De ce temple, et outre ses deux pignons argentés, il reste néanmoins cette anecdote croustillante, une scène comique avec du recul mais qui témoigne encore de la bravoure certaine de la famille Lemelin. «Quand c’est sorti, Au pied de la pente douce, ce n’était pas une bonne affaire. Le livre a été mis à l’index, puis le curé de Saint-Joseph l’a dénoncé en chaire et a interdit à ses paroissiens de le lire sous peine de péché mortel. On raconte que, cette fois-là, la mère de l’auteur a claqué la porte en pleine homélie.» Un accueil glacial des élites religieuses analysé par Dale Gilbert. «Lemelin avait une plume assez ironique, parfois aiguisée envers le clergé. Il y a du vrai dans ce qu’il raconte concernant le contrôle de l’église qui surveille de près ses paroissiens pour être sûr que personne ne commet d’écart à la moralité.

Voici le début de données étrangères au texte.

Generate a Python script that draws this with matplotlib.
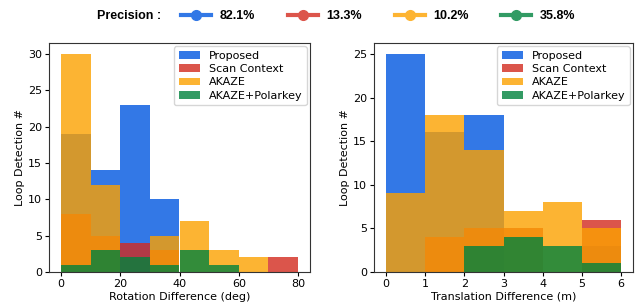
import matplotlib
matplotlib.use("Agg")
import matplotlib.pyplot as plt
from matplotlib.lines import Line2D
import numpy as np

methods = ["Proposed", "Scan Context", "AKAZE", "AKAZE+Polarkey"]
colors = ["#0056E0", "#D32A1E", "#FCA100", "#00823D"]
line_colors = ["#3278E6", "#DC554B", "#FDB432", "#329B64"]
precision = ["82.1%", "13.3%", "10.2%", "35.8%"]

rot_edges = [0, 10, 20, 30, 40, 50, 60, 70, 80]
rot_proposed = [19, 14, 23, 10, 0, 0, 0, 0]
rot_scan = [8, 5, 4, 3, 0, 0, 0, 2]
rot_akaze = [30, 12, 0, 5, 7, 3, 2, 0]
rot_polar = [1, 3, 2, 1, 3, 1, 0, 0]

tra_edges = [0, 1, 2, 3, 4, 5, 6]
tra_proposed = [25, 16, 18, 0, 0, 3]
tra_scan = [0, 4, 5, 5, 0, 6]
tra_akaze = [9, 18, 14, 7, 8, 5]
tra_polar = [0, 0, 3, 4, 3, 1]

rot_ticks = [0, 20, 40, 60, 80]
tra_ticks = [0, 1, 2, 3, 4, 5, 6]

fig = plt.figure(figsize=(6.35, 3.03), dpi=100)
ax1 = fig.add_axes([49/635, 1-272/303, (310-49)/635, (272-43)/303])
ax2 = fig.add_axes([374/635, 1-272/303, (633-374)/635, (272-43)/303])

def draw(ax, edges, series, xlabel, ticks):
    edges = np.array(edges, dtype=float)
    centers = (edges[:-1] + edges[1:]) / 2
    for name, vals, c in zip(methods, series, colors):
        ax.hist(centers, bins=edges, weights=vals, color=c, alpha=0.8, label=name)
    ax.set_xlabel(xlabel, fontsize=8, labelpad=2)
    ax.set_ylabel("Loop Detection #", fontsize=8, labelpad=2)
    ax.set_xticks(ticks)
    ax.tick_params(labelsize=8, length=3, pad=2)
    for s in ax.spines.values():
        s.set_color("#333333")
    ax.legend(loc="upper right", fontsize=8, borderaxespad=0.3, handlelength=1.9, labelspacing=0.3)

draw(ax1, rot_edges, [rot_proposed, rot_scan, rot_akaze, rot_polar], "Rotation Difference (deg)", rot_ticks)
draw(ax2, tra_edges, [tra_proposed, tra_scan, tra_akaze, tra_polar], "Translation Difference (m)", tra_ticks)

fig.text(97/635, 1-16/303, "Precision :", fontsize=9, fontweight="bold", family="Liberation Sans",
         ha="left", va="center")
handles = [Line2D([0], [0], color=c, lw=3, marker="o", markersize=7) for c in line_colors]
fig.legend(handles, precision, loc="center left", bbox_to_anchor=(181/635, 1-16/303), ncol=4,
           frameon=False, prop={"weight": "bold", "size": 9, "family": "Liberation Sans"},
           handlelength=2.4, columnspacing=2.6, handletextpad=0.7, borderaxespad=0, borderpad=0)

fig.savefig("out.png", dpi=100)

C’est une critique, mais il part d’une vérité.»

C’est précisément ce genre de liens historiques que Marie-Ève Sévigny tisse dans le cadre de son parcours Le petit monde de Roger Lemelin, visite guidée intimiste qu’elle présente à guichets fermés chaque été depuis des années. Un énième hommage à ce type qui donne déjà son nom à un parc et une place, en plus d’avoir inspiré le changement d’appellation de la côte Franklin à son décès en 1993. Un artiste peu étudié, souvent éclipsé par Tremblay, qui retrouvera sa place au soleil en juillet.